== Data excerpt

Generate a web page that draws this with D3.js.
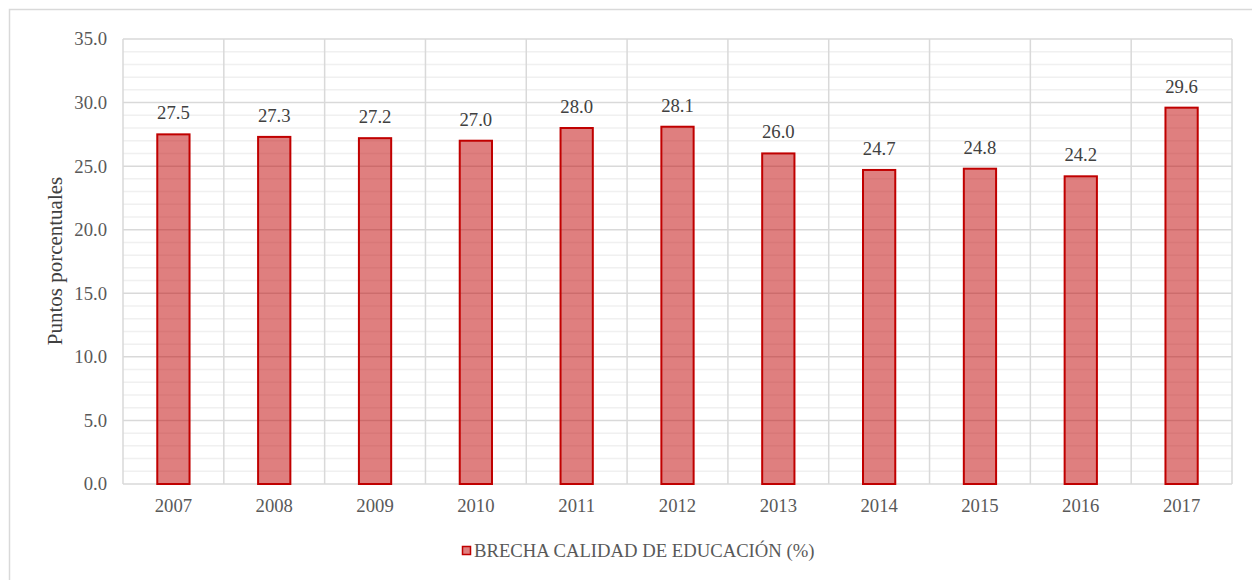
<!DOCTYPE html>
<html><head><meta charset="utf-8">
<script src="https://cdn.jsdelivr.net/npm/d3@7"></script>
<style>body{margin:0;background:#fff}svg{display:block}text{font-family:"Liberation Serif","Times New Roman",serif}</style>
</head><body>
<svg id="c" width="1252" height="580"></svg>
<script>
const years = ["2007","2008","2009","2010","2011","2012","2013","2014","2015","2016","2017"];
const values = [27.5,27.3,27.2,27.0,28.0,28.1,26.0,24.7,24.8,24.2,29.6];
const yTicks = [0,5,10,15,20,25,30,35];
const seriesName = "BRECHA CALIDAD DE EDUCACIÓN (%)";
const yTitle = "Puntos porcentuales";

const svg = d3.select("#c");
const fs = 18.7;
const m = {l:123, r:1232, t:39, b:484};
svg.append("rect").attr("x",9.5).attr("y",9.5).attr("width",1300).attr("height",600)
  .attr("fill","none").attr("stroke","#d9d9d9").attr("stroke-width",1.5);

const x = d3.scaleBand().domain(years).range([m.l,m.r]).paddingInner(0.68).paddingOuter(0.34);
const xb = d3.scaleBand().domain(years).range([m.l,m.r]);
const y = d3.scaleLinear().domain([0,35]).range([m.b,m.t]);

const g = svg.append("g");
g.selectAll(".mn").data(d3.range(0,36,1).filter(v=>v%5!==0)).join("line")
  .attr("x1",m.l).attr("x2",m.r).attr("y1",d=>y(d)).attr("y2",d=>y(d))
  .attr("stroke","#f0f0f0").attr("stroke-width",1.5);
g.selectAll(".vg").data(years).join("line")
  .attr("x1",d=>xb(d)).attr("x2",d=>xb(d)).attr("y1",m.t).attr("y2",m.b)
  .attr("stroke","#d9d9d9").attr("stroke-width",1.5);
g.append("line").attr("x1",m.r).attr("x2",m.r).attr("y1",m.t).attr("y2",m.b)
  .attr("stroke","#d9d9d9").attr("stroke-width",1.5);
g.selectAll(".mj").data(yTicks).join("line")
  .attr("x1",m.l).attr("x2",m.r).attr("y1",d=>y(d)).attr("y2",d=>y(d))
  .attr("stroke","#d9d9d9").attr("stroke-width",1.5);

const ya = svg.append("g").attr("transform",`translate(${m.l},0)`)
  .call(d3.axisLeft(y).tickValues(yTicks).tickFormat(d3.format(".1f")).tickSize(0).tickPadding(16));
ya.select(".domain").remove();
ya.selectAll("text").attr("font-family",null).attr("font-size",fs).attr("fill","#595959");

const xa = svg.append("g").attr("transform",`translate(0,${m.b})`)
  .call(d3.axisBottom(xb).tickSize(0).tickPadding(15));
xa.select(".domain").remove();
xa.selectAll("text").attr("font-family",null).attr("font-size",fs).attr("fill","#595959");

svg.selectAll(".bar").data(years).join("rect")
  .attr("x",d=>x(d)).attr("width",x.bandwidth())
  .attr("y",(d,i)=>y(values[i])).attr("height",(d,i)=>y(0)-y(values[i]))
  .attr("fill","#c00000").attr("fill-opacity",0.5).attr("stroke","#c00000").attr("stroke-width",2);

svg.selectAll(".lbl").data(years).join("text")
  .attr("x",d=>x(d)+x.bandwidth()/2).attr("y",(d,i)=>y(values[i])-15)
  .attr("text-anchor","middle").attr("font-size",fs).attr("fill","#404040")
  .text((d,i)=>d3.format(".1f")(values[i]));

svg.append("text").attr("transform",`translate(62,261) rotate(-90)`)
  .attr("text-anchor","middle").attr("font-size",21).attr("fill","#404040")
  .text(yTitle);

svg.append("rect").attr("x",462.5).attr("y",546.5).attr("width",8).attr("height",8)
  .attr("fill","#c00000").attr("fill-opacity",0.5).attr("stroke","#c00000").attr("stroke-width",1.5);
svg.append("text").attr("x",474).attr("y",557).attr("font-size",fs)
  .attr("fill","#595959").text(seriesName);
</script>
</body></html>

====

#### Direction
Retype everything in the material word for word, minus pictures.

#### Result
Generate a web page that draws this with D3.js.
<!DOCTYPE html>
<html><head><meta charset="utf-8">
<script src="https://cdn.jsdelivr.net/npm/d3@7"></script>
<style>body{margin:0;background:#fff}svg{display:block}text{font-family:"Liberation Serif","Times New Roman",serif}</style>
</head><body>
<svg id="c" width="1252" height="580"></svg>
<script>
const years = ["2007","2008","2009","2010","2011","2012","2013","2014","2015","2016","2017"];
const values = [27.5,27.3,27.2,27.0,28.0,28.1,26.0,24.7,24.8,24.2,29.6];
const yTicks = [0,5,10,15,20,25,30,35];
const seriesName = "BRECHA CALIDAD DE EDUCACIÓN (%)";
const yTitle = "Puntos porcentuales";

const svg = d3.select("#c");
const fs = 18.7;
const m = {l:123, r:1232, t:39, b:484};
svg.append("rect").attr("x",9.5).attr("y",9.5).attr("width",1300).attr("height",600)
  .attr("fill","none").attr("stroke","#d9d9d9").attr("stroke-width",1.5);

const x = d3.scaleBand().domain(years).range([m.l,m.r]).paddingInner(0.68).paddingOuter(0.34);
const xb = d3.scaleBand().domain(years).range([m.l,m.r]);
const y = d3.scaleLinear().domain([0,35]).range([m.b,m.t]);

const g = svg.append("g");
g.selectAll(".mn").data(d3.range(0,36,1).filter(v=>v%5!==0)).join("line")
  .attr("x1",m.l).attr("x2",m.r).attr("y1",d=>y(d)).attr("y2",d=>y(d))
  .attr("stroke","#f0f0f0").attr("stroke-width",1.5);
g.selectAll(".vg").data(years).join("line")
  .attr("x1",d=>xb(d)).attr("x2",d=>xb(d)).attr("y1",m.t).attr("y2",m.b)
  .attr("stroke","#d9d9d9").attr("stroke-width",1.5);
g.append("line").attr("x1",m.r).attr("x2",m.r).attr("y1",m.t).attr("y2",m.b)
  .attr("stroke","#d9d9d9").attr("stroke-width",1.5);
g.selectAll(".mj").data(yTicks).join("line")
  .attr("x1",m.l).attr("x2",m.r).attr("y1",d=>y(d)).attr("y2",d=>y(d))
  .attr("stroke","#d9d9d9").attr("stroke-width",1.5);

const ya = svg.append("g").attr("transform",`translate(${m.l},0)`)
  .call(d3.axisLeft(y).tickValues(yTicks).tickFormat(d3.format(".1f")).tickSize(0).tickPadding(16));
ya.select(".domain").remove();
ya.selectAll("text").attr("font-family",null).attr("font-size",fs).attr("fill","#595959");

const xa = svg.append("g").attr("transform",`translate(0,${m.b})`)
  .call(d3.axisBottom(xb).tickSize(0).tickPadding(15));
xa.select(".domain").remove();
xa.selectAll("text").attr("font-family",null).attr("font-size",fs).attr("fill","#595959");

svg.selectAll(".bar").data(years).join("rect")
  .attr("x",d=>x(d)).attr("width",x.bandwidth())
  .attr("y",(d,i)=>y(values[i])).attr("height",(d,i)=>y(0)-y(values[i]))
  .attr("fill","#c00000").attr("fill-opacity",0.5).attr("stroke","#c00000").attr("stroke-width",2);

svg.selectAll(".lbl").data(years).join("text")
  .attr("x",d=>x(d)+x.bandwidth()/2).attr("y",(d,i)=>y(values[i])-15)
  .attr("text-anchor","middle").attr("font-size",fs).attr("fill","#404040")
  .text((d,i)=>d3.format(".1f")(values[i]));

svg.append("text").attr("transform",`translate(62,261) rotate(-90)`)
  .attr("text-anchor","middle").attr("font-size",21).attr("fill","#404040")
  .text(yTitle);

svg.append("rect").attr("x",462.5).attr("y",546.5).attr("width",8).attr("height",8)
  .attr("fill","#c00000").attr("fill-opacity",0.5).attr("stroke","#c00000").attr("stroke-width",1.5);
svg.append("text").attr("x",474).attr("y",557).attr("font-size",fs)
  .attr("fill","#595959").text(seriesName);
</script>
</body></html>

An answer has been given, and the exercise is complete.